* _Your task_:
Don't include pictures. Quote the lines below from the first through the line that contains "from matplotlib.ticker import MultipleLocator".

* _Working data_:
◇ ◇ ◇ ◇ ◇
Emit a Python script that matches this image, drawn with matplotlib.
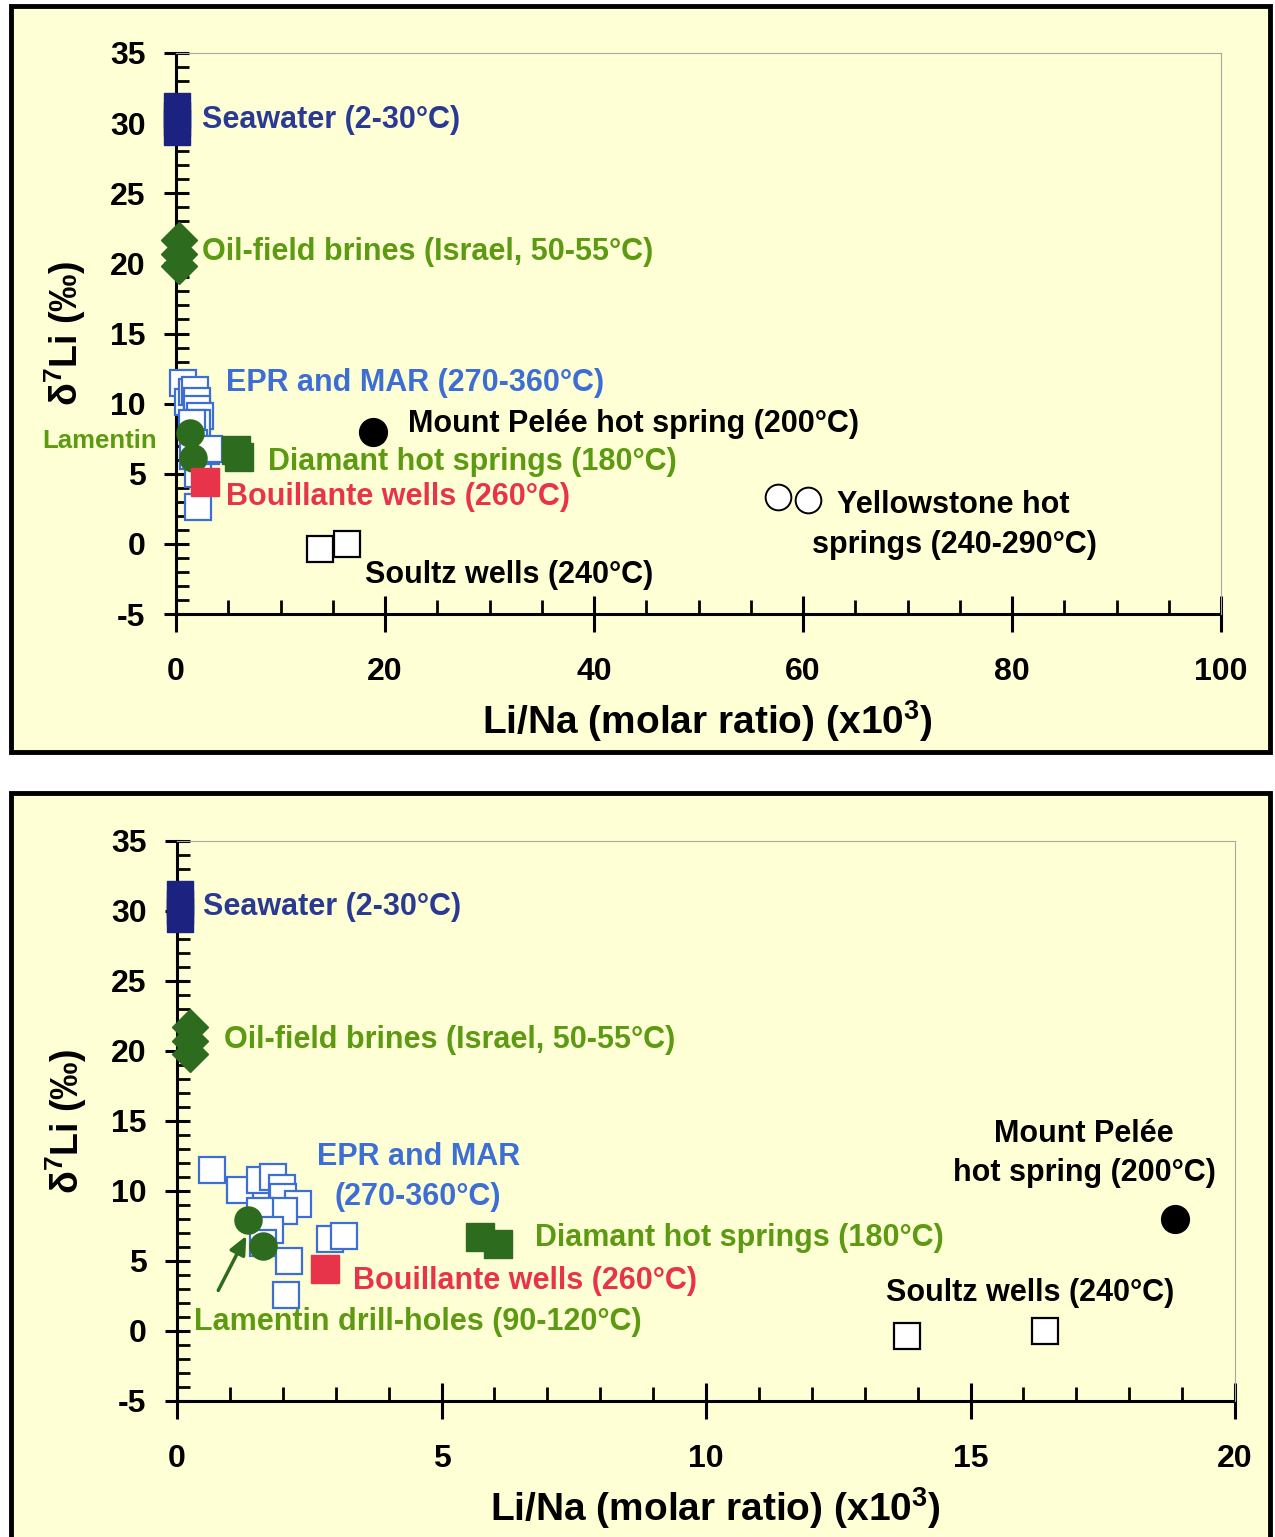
import numpy as np
import matplotlib.pyplot as plt
from matplotlib.patches import Rectangle
from matplotlib.ticker import MultipleLocator

plt.rcParams['font.family'] = ['Liberation Sans', 'DejaVu Sans']
plt.rcParams['font.weight'] = 'bold'
plt.rcParams['mathtext.default'] = 'regular'
plt.rcParams['axes.unicode_minus'] = False

# data: Li/Na (x10^3), d7Li (permil)
sea_x = [0.05, 0.05, 0.05, 0.05]
sea_y = [29.4, 30.0, 30.6, 31.2]
oil_x = [0.25, 0.25, 0.25]
oil_y = [21.7, 20.7, 19.8]
epr_x = [0.67, 1.19, 1.57, 1.81, 1.98, 2.00, 2.29, 2.02, 1.57, 1.76, 1.63, 2.12, 2.06, 2.89, 3.16]
epr_y = [11.5, 10.1, 10.8, 11.0, 10.2, 9.6, 9.1, 8.6, 8.6, 7.2, 6.3, 5.0, 2.6, 6.6, 6.8]
lam_x = [1.34, 1.63]
lam_y = [7.9, 6.1]
bou_x = [2.8]
bou_y = [4.4]
dia_x = [5.73, 6.07]
dia_y = [6.7, 6.2]
pelee_x = [18.87]
pelee_y = [8.0]
soultz_x = [13.8, 16.4]
soultz_y = [-0.35, 0.0]
yell_x = [57.6, 60.5]
yell_y = [3.35, 3.1]

bg = '#FFFFD6'
navy = '#1C2280'
navy_t = '#2A3A92'
dgreen = '#2D6B1E'
lgreen = '#5C9A12'
blue = '#3D6ED4'
red = '#E8344B'

W, H = 1275, 1537
fig = plt.figure(figsize=(W / 100, H / 100), dpi=100)
fig.patch.set_facecolor('white')


def px_rect(x0, y0, x1, y1):
    r = Rectangle((x0 / W, 1 - y1 / H), (x1 - x0) / W, (y1 - y0) / H,
                  transform=fig.transFigure, facecolor=bg, edgecolor='black',
                  lw=3.5, zorder=-5)
    fig.add_artist(r)


px_rect(11, 6, 1270, 752)
px_rect(11, 793, 1270, 1545)


def make_axes(x0, y0, x1, y1, xmax, xmaj, xmin):
    ax = fig.add_axes([x0 / W, 1 - y1 / H, (x1 - x0) / W, (y1 - y0) / H])
    ax.set_facecolor('none')
    ax.set_xlim(0, xmax)
    ax.set_ylim(-5, 35)
    ax.xaxis.set_major_locator(MultipleLocator(xmaj))
    ax.xaxis.set_minor_locator(MultipleLocator(xmin))
    ax.yaxis.set_major_locator(MultipleLocator(5))
    ax.yaxis.set_minor_locator(MultipleLocator(1))
    for s in ['left', 'bottom']:
        ax.spines[s].set_linewidth(2.2)
        ax.spines[s].set_zorder(1)
    for s in ['top', 'right']:
        ax.spines[s].set_linewidth(0.8)
        ax.spines[s].set_color('#A8A8A0')
    ax.tick_params(top=False, right=False, labelsize=23)
    ax.tick_params(axis='y', which='major', direction='inout', length=18, width=2.2, pad=13)
    ax.tick_params(axis='y', which='minor', direction='in', length=9, width=2)
    ax.tick_params(axis='x', which='major', direction='inout', length=26, width=2.2, pad=18)
    ax.tick_params(axis='x', which='minor', direction='in', length=10, width=2)
    for lab in ax.get_xticklabels() + ax.get_yticklabels():
        lab.set_fontweight('bold')
    ax.set_xlabel('Li/Na (molar ratio) (x10$^3$)', fontsize=28, fontweight='bold', labelpad=4)
    ax.xaxis.set_label_coords(0.5 + 9 / (x1 - x0), -0.15)
    ax.set_ylabel('δ$^7$Li (‰)', fontsize=27, fontweight='bold', labelpad=16)
    return ax


def draw_points(ax):
    kw = dict(linestyle='none', clip_on=False)
    ax.plot(sea_x, sea_y, marker='s', ms=19, mfc=navy, mec=navy, zorder=5, **kw)
    ax.plot(oil_x, oil_y, marker='D', ms=18, mfc=dgreen, mec=dgreen, zorder=5, **kw)
    ax.plot(epr_x, epr_y, marker='s', ms=18.5, mfc='white', mec=blue, mew=1.6, zorder=4, **kw)
    ax.plot(lam_x, lam_y, marker='o', ms=19.5, mfc=dgreen, mec=dgreen, zorder=6, **kw)
    ax.plot(bou_x, bou_y, marker='s', ms=20.5, mfc=red, mec=red, zorder=6, **kw)
    ax.plot(dia_x, dia_y, marker='s', ms=20.5, mfc=dgreen, mec=dgreen, zorder=5, **kw)
    ax.plot(pelee_x, pelee_y, marker='o', ms=20, mfc='black', mec='black', zorder=5, **kw)
    ax.plot(soultz_x, soultz_y, marker='s', ms=18.5, mfc='white', mec='black', mew=1.6, zorder=5, **kw)
    ax.plot(yell_x, yell_y, marker='o', ms=18.5, mfc='white', mec='black', mew=1.4, zorder=5, **kw)


tk = dict(fontsize=22, fontweight='bold', va='center', clip_on=False)

# top panel
ax1 = make_axes(176, 53, 1221, 614, 100, 20, 5)
draw_points(ax1)
ax1.text(2.5, 30.2, 'Seawater (2-30°C)', color=navy_t, **tk)
ax1.text(2.5, 20.8, 'Oil-field brines (Israel, 50-55°C)', color=lgreen, **tk)
ax1.text(4.8, 11.5, 'EPR and MAR (270-360°C)', color=blue, **tk)
ax1.text(22.2, 8.55, 'Mount Pelée hot spring (200°C)', color='black', **tk)
ax1.text(-12.8, 7.3, 'Lamentin', color=lgreen, fontsize=18.5, fontweight='bold',
         va='center', clip_on=False)
ax1.text(8.8, 5.85, 'Diamant hot springs (180°C)', color=lgreen, **tk)
ax1.text(4.8, 3.35, 'Bouillante wells (260°C)', color=red, **tk)
ax1.text(63.3, 2.8, 'Yellowstone hot', color='black', **tk)
ax1.text(60.9, -0.07, 'springs (240-290°C)', color='black', **tk)
ax1.text(18.1, -2.2, 'Soultz wells (240°C)', color='black', **tk)

# bottom panel
ax2 = make_axes(177, 841, 1235, 1401, 20, 5, 1)
draw_points(ax2)
ax2.text(0.49, 30.3, 'Seawater (2-30°C)', color=navy_t, **tk)
ax2.text(0.89, 20.8, 'Oil-field brines (Israel, 50-55°C)', color=lgreen, **tk)
ax2.text(4.56, 12.4, 'EPR and MAR', color=blue, ha='center', **tk)
ax2.text(4.56, 9.6, '(270-360°C)', color=blue, ha='center', **tk)
ax2.text(17.15, 14.07, 'Mount Pelée', color='black', ha='center', **tk)
ax2.text(17.15, 11.3, 'hot spring (200°C)', color='black', ha='center', **tk)
ax2.text(6.77, 6.64, 'Diamant hot springs (180°C)', color=lgreen, **tk)
ax2.text(3.33, 3.57, 'Bouillante wells (260°C)', color=red, **tk)
ax2.text(13.4, 2.7, 'Soultz wells (240°C)', color='black', **tk)
ax2.text(0.32, 0.64, 'Lamentin drill-holes (90-120°C)', color=lgreen, **tk)
ax2.annotate('', xy=(1.31, 6.8), xytext=(0.78, 2.9),
             arrowprops=dict(arrowstyle='-|>,head_length=1.1,head_width=0.5',
                             color=dgreen, lw=2.5, shrinkA=0, shrinkB=0), zorder=7)

fig.savefig('out.png', dpi=100, facecolor=fig.get_facecolor())
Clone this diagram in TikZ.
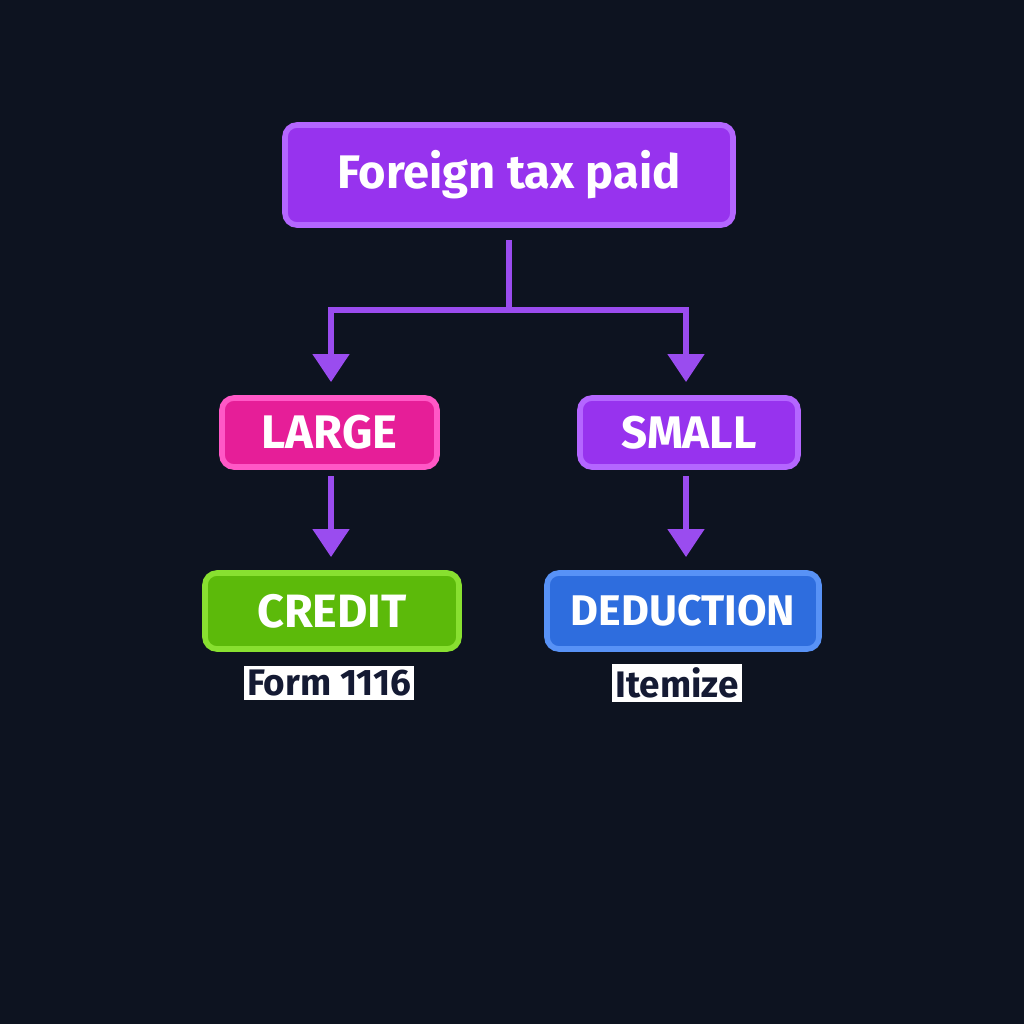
\documentclass[tikz,border=0pt]{standalone}
\usepackage{fontspec}
\setmainfont{Fira Sans}
\usetikzlibrary{calc,arrows.meta}

\definecolor{bgdark}{HTML}{0D1320}
\definecolor{linkpurple}{HTML}{9A4CEF}
\definecolor{purplefill}{HTML}{9733EE}
\definecolor{purpleedge}{HTML}{B466FF}
\definecolor{pinkfill}{HTML}{E61E98}
\definecolor{pinkedge}{HTML}{FF58C6}
\definecolor{greenfill}{HTML}{5CBA0A}
\definecolor{greenedge}{HTML}{88E030}
\definecolor{bluefill}{HTML}{2E6DDE}
\definecolor{blueedge}{HTML}{5892F6}
\definecolor{labelink}{HTML}{141A33}

\tikzset{
  box/.style={rectangle,rounded corners=0.12cm,line width=1.6pt,text=white,
    font=\bfseries,inner sep=0pt,outer sep=0pt},
  link/.style={draw=linkpurple,line width=1.45pt,
    -{Triangle[length=0.28cm,width=0.36cm]}},
  tag/.style={fill=white,text=labelink,inner sep=1pt,font=\bfseries\fontsize{10.5}{12}\selectfont}
}

\begin{document}
\begin{tikzpicture}
	\def \lx {3.31}
	\def \rx {6.86}
	\def \sy {-3.10}
	
	%background
	\fill[bgdark] (0,0) rectangle (10.24,-10.24);
	\useasboundingbox (0,0) rectangle (10.24,-10.24);
	
	%boxes
	\node[box,fill=purplefill,draw=purpleedge,minimum width=4.48cm,minimum height=1.0cm,
		font=\bfseries\fontsize{13.4}{16}\selectfont] (paid) at (5.09,-1.75) {Foreign tax paid};
	\node[box,fill=pinkfill,draw=pinkedge,minimum width=2.15cm,minimum height=0.69cm,
		font=\bfseries\fontsize{13.4}{15}\selectfont] (large) at (3.295,-4.325) {LARGE};
	\node[box,fill=purplefill,draw=purpleedge,minimum width=2.18cm,minimum height=0.69cm,
		font=\bfseries\fontsize{13}{15}\selectfont] (small) at (6.89,-4.325) {SMALL};
	\node[box,fill=greenfill,draw=greenedge,minimum width=2.54cm,minimum height=0.76cm,
		font=\bfseries\fontsize{13.3}{15}\selectfont] (credit) at (3.32,-6.11) {CREDIT};
	\node[box,fill=bluefill,draw=blueedge,minimum width=2.72cm,minimum height=0.76cm,
		font=\bfseries\fontsize{12.2}{14}\selectfont] (deduction) at (6.83,-6.11) {DEDUCTION};
	
	%labels
	\node[tag] (form) at (3.29,-6.83) {Form 1116};
	\node[tag] (itemize) at (6.77,-6.83) {Itemize};
	
	%split
	\coordinate (split) at (paid.south |- 0,\sy);
	\coordinate (lefttop) at (\lx,\sy);
	\coordinate (righttop) at (\rx,\sy);
	
	%connectors
	\draw[link,shorten <=0.15cm,shorten >=0.16cm] (paid.south) -- (split) -- (lefttop) -- (lefttop |- large.north);
	\draw[link,shorten >=0.16cm] (split) -- (righttop) -- (righttop |- small.north);
	\draw[link,shorten <=0.09cm,shorten >=0.16cm] (large.south -| lefttop) -- (lefttop |- credit.north);
	\draw[link,shorten <=0.09cm,shorten >=0.16cm] (small.south -| righttop) -- (righttop |- deduction.north);
\end{tikzpicture}
\end{document}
◇ ◇ ◇ ◇ ◇
* _Written solution_:
Emit a Python script that matches this image, drawn with matplotlib.
import numpy as np
import matplotlib.pyplot as plt
from matplotlib.patches import Rectangle
from matplotlib.ticker import MultipleLocator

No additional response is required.